=== DATASET ROWS ===

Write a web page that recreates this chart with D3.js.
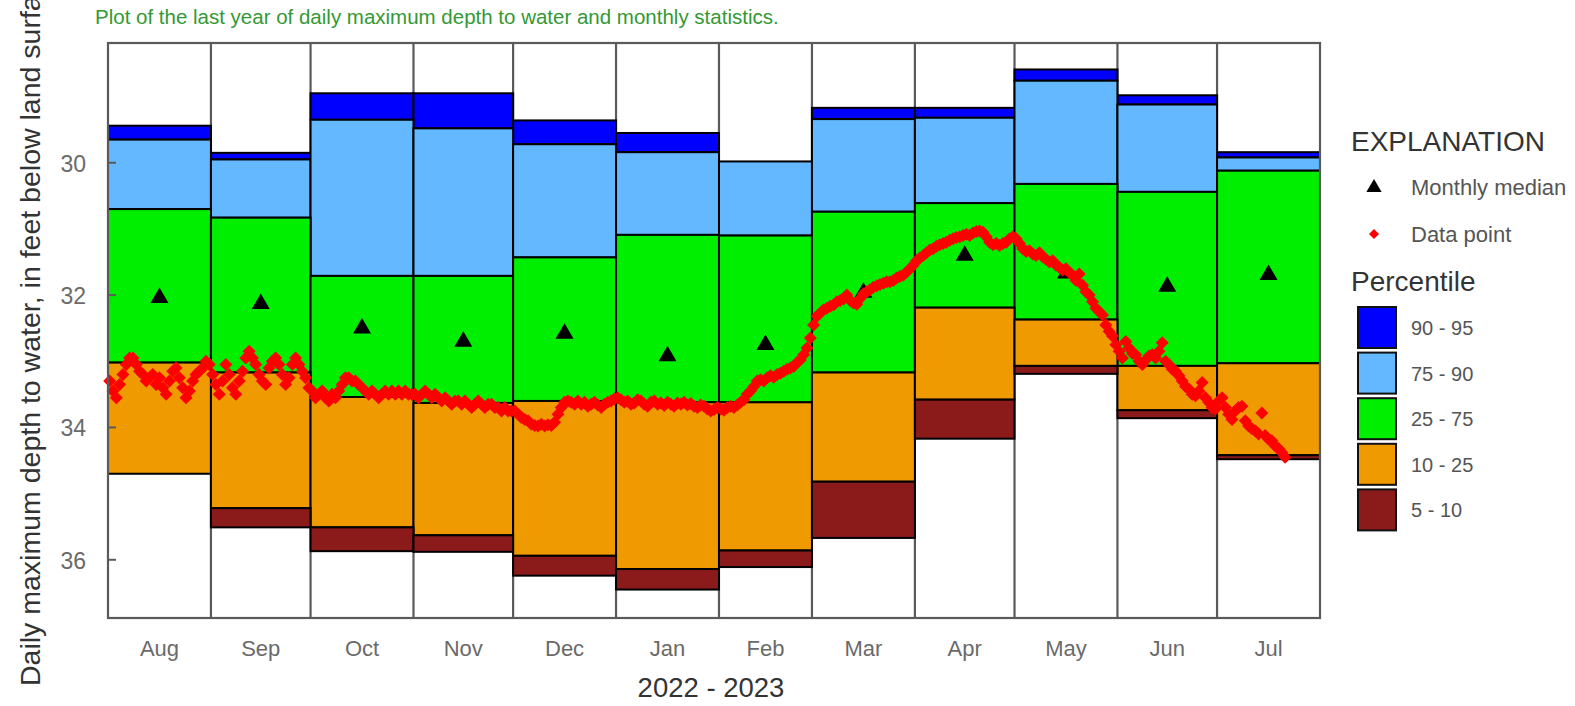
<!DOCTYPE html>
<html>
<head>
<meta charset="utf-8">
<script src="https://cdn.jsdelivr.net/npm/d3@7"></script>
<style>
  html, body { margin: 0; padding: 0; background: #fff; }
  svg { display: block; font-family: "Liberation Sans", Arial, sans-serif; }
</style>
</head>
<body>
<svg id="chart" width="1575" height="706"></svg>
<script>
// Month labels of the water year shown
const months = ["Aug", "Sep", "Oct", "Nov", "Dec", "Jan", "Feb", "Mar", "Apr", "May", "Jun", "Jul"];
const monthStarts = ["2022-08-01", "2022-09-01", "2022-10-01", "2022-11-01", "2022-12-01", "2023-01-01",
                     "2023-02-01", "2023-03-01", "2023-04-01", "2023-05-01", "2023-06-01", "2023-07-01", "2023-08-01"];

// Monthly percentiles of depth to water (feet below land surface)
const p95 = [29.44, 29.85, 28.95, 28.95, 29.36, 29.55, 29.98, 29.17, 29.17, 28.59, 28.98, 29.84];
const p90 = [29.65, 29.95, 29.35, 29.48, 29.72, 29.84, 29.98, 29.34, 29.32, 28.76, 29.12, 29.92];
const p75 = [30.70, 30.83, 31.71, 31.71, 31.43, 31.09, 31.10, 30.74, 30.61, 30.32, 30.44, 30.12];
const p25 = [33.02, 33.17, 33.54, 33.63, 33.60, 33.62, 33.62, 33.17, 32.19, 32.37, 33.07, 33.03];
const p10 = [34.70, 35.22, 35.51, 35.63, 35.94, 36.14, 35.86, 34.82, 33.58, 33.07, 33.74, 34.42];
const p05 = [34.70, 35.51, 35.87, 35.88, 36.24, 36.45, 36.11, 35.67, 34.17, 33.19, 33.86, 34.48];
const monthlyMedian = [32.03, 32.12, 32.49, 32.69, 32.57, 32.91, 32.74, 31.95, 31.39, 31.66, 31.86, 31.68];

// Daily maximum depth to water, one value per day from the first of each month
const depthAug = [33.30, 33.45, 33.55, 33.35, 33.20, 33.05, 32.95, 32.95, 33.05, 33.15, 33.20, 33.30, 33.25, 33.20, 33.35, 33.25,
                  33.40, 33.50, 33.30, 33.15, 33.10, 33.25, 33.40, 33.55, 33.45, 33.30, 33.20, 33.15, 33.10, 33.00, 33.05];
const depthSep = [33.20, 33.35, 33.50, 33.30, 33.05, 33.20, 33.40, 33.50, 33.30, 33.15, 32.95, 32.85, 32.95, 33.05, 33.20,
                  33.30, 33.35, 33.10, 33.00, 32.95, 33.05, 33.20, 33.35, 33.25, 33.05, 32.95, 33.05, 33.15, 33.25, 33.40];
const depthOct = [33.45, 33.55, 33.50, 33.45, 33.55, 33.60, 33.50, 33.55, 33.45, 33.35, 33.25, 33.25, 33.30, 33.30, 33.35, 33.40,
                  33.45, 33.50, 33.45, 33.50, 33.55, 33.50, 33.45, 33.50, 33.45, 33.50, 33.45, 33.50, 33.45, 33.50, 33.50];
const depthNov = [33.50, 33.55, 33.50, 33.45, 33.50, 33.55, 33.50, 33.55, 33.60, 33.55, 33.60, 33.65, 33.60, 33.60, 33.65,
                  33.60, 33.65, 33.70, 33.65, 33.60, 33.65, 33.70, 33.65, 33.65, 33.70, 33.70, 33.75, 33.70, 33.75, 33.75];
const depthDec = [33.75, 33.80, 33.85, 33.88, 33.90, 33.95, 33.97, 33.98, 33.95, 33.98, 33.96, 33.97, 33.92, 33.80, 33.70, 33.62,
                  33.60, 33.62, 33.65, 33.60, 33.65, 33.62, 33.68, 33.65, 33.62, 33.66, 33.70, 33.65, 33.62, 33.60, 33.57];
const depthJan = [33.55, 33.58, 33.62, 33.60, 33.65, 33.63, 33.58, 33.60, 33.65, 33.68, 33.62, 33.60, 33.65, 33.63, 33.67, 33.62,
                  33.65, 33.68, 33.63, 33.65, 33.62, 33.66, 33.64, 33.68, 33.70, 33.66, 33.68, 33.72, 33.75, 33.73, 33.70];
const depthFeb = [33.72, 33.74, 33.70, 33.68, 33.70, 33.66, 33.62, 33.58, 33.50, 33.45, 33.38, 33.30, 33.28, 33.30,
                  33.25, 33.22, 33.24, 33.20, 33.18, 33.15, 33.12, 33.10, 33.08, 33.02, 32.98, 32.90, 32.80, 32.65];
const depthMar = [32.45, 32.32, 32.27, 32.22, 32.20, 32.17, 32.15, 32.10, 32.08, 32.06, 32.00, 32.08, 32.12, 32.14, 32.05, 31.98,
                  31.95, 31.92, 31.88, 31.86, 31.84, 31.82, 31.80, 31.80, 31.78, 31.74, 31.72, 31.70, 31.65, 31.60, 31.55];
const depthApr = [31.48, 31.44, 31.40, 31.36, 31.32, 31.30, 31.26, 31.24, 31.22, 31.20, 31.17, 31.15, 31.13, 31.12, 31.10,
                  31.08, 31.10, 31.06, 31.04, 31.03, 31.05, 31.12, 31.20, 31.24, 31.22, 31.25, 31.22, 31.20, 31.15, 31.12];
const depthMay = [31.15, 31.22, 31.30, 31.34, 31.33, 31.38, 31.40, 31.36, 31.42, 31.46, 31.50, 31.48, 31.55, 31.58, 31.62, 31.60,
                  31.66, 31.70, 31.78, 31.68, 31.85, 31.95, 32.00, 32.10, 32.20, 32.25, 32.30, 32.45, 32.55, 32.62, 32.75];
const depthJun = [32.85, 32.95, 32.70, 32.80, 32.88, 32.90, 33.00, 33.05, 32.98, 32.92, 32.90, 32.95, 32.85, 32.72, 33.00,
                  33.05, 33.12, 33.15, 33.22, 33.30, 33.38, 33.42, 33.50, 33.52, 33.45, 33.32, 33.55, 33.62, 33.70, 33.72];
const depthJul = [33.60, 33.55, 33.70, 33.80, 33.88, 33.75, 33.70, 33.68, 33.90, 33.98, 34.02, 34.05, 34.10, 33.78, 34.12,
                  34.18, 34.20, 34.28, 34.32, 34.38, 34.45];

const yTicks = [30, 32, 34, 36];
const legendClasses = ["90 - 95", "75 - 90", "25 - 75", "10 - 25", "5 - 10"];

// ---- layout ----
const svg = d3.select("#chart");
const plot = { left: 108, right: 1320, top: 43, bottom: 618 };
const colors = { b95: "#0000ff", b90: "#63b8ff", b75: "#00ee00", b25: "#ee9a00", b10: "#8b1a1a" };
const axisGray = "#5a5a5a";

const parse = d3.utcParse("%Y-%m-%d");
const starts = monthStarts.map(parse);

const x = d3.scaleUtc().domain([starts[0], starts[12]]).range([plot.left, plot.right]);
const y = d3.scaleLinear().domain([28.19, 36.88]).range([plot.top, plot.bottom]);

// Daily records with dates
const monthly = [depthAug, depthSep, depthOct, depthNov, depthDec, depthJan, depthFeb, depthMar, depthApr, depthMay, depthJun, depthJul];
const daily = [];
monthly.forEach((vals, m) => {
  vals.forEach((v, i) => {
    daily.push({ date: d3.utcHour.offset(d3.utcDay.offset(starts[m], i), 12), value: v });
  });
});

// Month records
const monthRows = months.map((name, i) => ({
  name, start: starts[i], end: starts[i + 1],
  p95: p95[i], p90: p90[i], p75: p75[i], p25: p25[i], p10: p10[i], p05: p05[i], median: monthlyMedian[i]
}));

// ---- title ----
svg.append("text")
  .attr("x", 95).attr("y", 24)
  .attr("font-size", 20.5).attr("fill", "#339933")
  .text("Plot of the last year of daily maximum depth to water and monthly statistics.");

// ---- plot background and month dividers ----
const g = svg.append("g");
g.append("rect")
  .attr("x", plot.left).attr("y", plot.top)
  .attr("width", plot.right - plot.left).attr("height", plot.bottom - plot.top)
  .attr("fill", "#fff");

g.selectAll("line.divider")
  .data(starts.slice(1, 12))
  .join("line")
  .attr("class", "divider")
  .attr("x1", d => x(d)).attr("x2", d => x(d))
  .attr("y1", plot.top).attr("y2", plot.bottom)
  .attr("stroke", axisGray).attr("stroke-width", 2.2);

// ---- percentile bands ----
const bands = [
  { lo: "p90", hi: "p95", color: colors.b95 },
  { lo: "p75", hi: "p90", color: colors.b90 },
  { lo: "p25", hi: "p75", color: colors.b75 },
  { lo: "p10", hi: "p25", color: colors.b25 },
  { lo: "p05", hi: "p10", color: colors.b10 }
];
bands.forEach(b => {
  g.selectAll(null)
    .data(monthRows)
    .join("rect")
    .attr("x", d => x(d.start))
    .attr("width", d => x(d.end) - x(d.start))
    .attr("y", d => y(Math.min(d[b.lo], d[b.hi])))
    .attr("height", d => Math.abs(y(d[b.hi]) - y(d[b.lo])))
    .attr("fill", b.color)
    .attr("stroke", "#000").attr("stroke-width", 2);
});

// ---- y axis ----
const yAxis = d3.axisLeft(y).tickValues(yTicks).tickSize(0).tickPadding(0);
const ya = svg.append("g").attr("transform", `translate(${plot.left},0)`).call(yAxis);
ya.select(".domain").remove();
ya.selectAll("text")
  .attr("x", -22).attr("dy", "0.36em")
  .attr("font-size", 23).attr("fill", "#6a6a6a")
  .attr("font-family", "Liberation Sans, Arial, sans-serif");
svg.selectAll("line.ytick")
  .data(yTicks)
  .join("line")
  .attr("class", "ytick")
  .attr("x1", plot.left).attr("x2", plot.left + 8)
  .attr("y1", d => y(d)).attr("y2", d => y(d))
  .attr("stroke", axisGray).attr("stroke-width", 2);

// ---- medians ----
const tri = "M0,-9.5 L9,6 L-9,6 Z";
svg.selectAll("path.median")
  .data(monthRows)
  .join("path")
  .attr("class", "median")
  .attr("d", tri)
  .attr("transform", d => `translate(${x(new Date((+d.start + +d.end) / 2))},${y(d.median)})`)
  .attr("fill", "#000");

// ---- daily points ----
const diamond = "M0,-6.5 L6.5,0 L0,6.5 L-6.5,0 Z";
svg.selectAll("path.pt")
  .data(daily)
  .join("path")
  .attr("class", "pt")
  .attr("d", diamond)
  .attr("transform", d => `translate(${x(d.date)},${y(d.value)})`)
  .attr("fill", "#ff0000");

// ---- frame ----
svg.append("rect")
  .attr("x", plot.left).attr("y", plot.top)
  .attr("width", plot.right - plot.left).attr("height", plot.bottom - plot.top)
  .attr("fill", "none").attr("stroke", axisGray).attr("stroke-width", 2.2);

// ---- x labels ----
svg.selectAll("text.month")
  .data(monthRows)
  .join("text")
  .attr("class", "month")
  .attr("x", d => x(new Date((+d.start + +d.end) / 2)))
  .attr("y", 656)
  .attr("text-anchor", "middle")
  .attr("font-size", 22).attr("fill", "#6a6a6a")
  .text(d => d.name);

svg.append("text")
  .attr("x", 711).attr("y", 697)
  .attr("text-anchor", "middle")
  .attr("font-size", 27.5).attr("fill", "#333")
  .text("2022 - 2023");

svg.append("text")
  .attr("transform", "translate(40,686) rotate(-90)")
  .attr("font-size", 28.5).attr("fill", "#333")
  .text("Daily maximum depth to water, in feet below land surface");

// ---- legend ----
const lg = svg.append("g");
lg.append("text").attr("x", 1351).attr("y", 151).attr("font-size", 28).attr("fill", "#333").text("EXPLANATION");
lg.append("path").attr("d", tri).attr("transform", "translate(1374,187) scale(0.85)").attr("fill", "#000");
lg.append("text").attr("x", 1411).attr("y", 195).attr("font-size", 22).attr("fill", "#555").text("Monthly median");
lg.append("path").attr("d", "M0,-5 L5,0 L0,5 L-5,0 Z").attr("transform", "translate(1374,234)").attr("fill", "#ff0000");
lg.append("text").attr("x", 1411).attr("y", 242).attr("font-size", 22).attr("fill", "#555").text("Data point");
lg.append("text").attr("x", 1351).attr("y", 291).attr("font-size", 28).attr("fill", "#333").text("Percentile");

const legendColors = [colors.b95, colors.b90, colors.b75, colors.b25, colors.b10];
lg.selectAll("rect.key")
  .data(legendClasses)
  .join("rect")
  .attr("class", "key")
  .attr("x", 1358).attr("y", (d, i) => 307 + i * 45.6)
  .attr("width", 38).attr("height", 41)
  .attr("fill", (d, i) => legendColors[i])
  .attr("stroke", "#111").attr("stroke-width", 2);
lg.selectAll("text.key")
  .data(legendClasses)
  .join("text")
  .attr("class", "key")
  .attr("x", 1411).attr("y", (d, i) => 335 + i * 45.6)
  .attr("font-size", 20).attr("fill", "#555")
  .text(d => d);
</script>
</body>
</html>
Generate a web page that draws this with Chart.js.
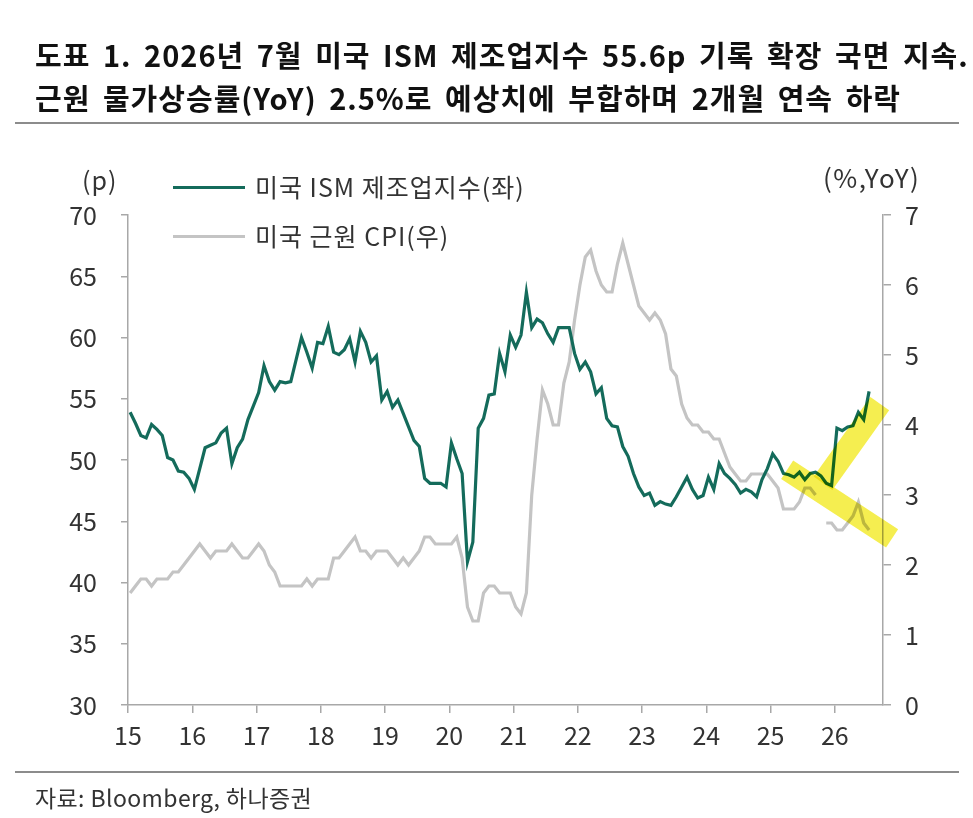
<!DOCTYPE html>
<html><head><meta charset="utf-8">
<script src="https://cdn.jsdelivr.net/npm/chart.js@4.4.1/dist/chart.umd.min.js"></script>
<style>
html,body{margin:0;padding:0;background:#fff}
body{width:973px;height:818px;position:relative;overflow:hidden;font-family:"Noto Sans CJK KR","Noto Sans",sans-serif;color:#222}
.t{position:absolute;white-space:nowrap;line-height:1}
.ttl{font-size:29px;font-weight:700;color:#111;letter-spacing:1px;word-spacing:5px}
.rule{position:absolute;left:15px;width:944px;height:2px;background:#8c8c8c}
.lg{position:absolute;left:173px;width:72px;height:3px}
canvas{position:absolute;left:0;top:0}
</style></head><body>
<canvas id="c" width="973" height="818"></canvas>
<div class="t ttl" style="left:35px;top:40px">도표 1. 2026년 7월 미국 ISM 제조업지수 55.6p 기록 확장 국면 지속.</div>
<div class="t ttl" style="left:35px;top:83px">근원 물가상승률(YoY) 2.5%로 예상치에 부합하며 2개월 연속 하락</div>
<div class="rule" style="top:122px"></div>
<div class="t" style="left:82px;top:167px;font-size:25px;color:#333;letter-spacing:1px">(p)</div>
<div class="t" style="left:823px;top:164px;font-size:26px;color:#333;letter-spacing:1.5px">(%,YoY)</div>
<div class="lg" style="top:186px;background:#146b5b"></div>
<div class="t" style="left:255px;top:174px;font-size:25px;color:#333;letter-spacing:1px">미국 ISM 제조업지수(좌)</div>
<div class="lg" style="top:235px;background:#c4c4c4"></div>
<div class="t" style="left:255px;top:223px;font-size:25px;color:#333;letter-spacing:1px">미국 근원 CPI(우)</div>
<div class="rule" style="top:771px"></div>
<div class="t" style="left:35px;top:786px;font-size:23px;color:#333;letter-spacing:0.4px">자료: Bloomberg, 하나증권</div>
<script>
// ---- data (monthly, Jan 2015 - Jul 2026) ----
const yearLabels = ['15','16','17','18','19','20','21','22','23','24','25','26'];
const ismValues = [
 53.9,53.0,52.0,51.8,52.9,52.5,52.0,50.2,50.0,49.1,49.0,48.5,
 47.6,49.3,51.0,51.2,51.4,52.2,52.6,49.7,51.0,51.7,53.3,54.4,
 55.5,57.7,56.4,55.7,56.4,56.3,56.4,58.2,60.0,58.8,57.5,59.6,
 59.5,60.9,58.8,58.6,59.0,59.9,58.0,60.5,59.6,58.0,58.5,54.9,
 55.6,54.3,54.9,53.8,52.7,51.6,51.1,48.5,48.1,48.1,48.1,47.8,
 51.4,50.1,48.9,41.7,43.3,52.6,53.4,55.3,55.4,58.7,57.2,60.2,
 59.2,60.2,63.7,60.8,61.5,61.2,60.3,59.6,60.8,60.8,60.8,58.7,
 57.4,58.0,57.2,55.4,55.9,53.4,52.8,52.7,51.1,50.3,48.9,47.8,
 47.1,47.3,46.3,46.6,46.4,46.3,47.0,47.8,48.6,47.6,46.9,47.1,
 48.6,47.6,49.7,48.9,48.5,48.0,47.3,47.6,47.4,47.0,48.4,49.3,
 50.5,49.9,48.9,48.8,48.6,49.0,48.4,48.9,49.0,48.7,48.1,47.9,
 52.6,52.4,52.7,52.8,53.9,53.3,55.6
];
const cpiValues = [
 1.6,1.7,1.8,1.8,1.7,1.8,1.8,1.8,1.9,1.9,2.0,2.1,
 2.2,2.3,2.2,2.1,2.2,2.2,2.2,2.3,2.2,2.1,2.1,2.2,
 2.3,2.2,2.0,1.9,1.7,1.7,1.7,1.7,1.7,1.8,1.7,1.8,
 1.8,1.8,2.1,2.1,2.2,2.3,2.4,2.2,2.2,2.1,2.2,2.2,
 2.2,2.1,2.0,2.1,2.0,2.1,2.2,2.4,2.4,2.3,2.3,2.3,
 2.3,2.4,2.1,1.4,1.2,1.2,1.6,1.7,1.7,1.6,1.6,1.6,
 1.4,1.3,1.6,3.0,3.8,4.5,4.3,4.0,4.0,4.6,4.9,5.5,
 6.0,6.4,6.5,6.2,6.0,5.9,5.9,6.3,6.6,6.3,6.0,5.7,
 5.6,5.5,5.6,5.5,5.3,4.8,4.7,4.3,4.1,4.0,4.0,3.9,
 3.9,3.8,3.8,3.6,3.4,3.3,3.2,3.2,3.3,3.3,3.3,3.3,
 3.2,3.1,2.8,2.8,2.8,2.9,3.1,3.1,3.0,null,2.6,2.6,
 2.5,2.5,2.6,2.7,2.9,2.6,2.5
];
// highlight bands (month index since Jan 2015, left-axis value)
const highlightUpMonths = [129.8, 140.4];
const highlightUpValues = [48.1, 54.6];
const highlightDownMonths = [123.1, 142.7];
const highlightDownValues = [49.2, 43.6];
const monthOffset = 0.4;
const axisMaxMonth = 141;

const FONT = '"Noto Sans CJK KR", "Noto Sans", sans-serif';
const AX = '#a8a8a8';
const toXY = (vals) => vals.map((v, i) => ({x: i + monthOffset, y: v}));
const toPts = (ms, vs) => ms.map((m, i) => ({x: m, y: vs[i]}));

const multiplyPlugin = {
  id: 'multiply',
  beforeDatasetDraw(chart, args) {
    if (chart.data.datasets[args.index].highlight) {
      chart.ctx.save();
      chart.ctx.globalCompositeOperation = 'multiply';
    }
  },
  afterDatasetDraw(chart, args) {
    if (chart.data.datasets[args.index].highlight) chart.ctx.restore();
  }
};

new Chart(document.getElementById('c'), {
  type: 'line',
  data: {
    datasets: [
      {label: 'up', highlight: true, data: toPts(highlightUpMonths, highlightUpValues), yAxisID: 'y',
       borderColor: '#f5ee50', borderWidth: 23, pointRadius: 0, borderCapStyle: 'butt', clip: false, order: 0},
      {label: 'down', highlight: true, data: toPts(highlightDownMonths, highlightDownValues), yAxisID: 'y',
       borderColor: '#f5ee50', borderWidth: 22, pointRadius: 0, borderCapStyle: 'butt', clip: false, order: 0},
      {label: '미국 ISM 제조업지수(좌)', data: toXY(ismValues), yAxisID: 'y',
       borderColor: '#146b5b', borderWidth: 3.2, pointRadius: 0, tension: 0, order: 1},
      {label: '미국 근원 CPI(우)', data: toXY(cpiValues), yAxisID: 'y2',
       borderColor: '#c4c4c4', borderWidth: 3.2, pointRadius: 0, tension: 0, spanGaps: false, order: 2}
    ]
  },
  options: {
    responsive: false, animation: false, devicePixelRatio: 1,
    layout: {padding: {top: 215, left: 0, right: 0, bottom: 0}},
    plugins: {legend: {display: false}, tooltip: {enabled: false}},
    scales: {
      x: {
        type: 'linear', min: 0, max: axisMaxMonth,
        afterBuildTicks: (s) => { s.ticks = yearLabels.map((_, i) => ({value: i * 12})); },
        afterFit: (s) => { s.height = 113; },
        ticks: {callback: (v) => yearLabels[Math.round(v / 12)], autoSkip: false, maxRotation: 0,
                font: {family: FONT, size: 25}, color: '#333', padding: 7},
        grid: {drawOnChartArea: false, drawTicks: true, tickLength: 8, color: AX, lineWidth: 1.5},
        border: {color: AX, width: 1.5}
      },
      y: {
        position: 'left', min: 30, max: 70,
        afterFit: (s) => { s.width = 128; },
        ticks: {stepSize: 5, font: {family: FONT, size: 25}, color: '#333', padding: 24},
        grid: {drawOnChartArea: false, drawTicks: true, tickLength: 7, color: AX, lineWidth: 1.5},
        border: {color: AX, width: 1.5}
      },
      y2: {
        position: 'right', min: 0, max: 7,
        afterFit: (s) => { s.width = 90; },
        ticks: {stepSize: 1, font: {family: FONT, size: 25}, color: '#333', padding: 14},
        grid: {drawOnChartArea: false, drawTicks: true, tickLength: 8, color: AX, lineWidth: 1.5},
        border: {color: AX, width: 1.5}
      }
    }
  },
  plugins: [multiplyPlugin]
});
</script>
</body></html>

===

▶ **STATED TASK**
Return, please, the exact lines from the beginning of the entries above through the line containing "31.66, 31.86, 31.68];", both included; pictures are left out.

▶ **SOLUTION TO THIS PROBLEM**
Write a web page that recreates this chart with D3.js.
<!DOCTYPE html>
<html>
<head>
<meta charset="utf-8">
<script src="https://cdn.jsdelivr.net/npm/d3@7"></script>
<style>
  html, body { margin: 0; padding: 0; background: #fff; }
  svg { display: block; font-family: "Liberation Sans", Arial, sans-serif; }
</style>
</head>
<body>
<svg id="chart" width="1575" height="706"></svg>
<script>
// Month labels of the water year shown
const months = ["Aug", "Sep", "Oct", "Nov", "Dec", "Jan", "Feb", "Mar", "Apr", "May", "Jun", "Jul"];
const monthStarts = ["2022-08-01", "2022-09-01", "2022-10-01", "2022-11-01", "2022-12-01", "2023-01-01",
                     "2023-02-01", "2023-03-01", "2023-04-01", "2023-05-01", "2023-06-01", "2023-07-01", "2023-08-01"];

// Monthly percentiles of depth to water (feet below land surface)
const p95 = [29.44, 29.85, 28.95, 28.95, 29.36, 29.55, 29.98, 29.17, 29.17, 28.59, 28.98, 29.84];
const p90 = [29.65, 29.95, 29.35, 29.48, 29.72, 29.84, 29.98, 29.34, 29.32, 28.76, 29.12, 29.92];
const p75 = [30.70, 30.83, 31.71, 31.71, 31.43, 31.09, 31.10, 30.74, 30.61, 30.32, 30.44, 30.12];
const p25 = [33.02, 33.17, 33.54, 33.63, 33.60, 33.62, 33.62, 33.17, 32.19, 32.37, 33.07, 33.03];
const p10 = [34.70, 35.22, 35.51, 35.63, 35.94, 36.14, 35.86, 34.82, 33.58, 33.07, 33.74, 34.42];
const p05 = [34.70, 35.51, 35.87, 35.88, 36.24, 36.45, 36.11, 35.67, 34.17, 33.19, 33.86, 34.48];
const monthlyMedian = [32.03, 32.12, 32.49, 32.69, 32.57, 32.91, 32.74, 31.95, 31.39, 31.66, 31.86, 31.68];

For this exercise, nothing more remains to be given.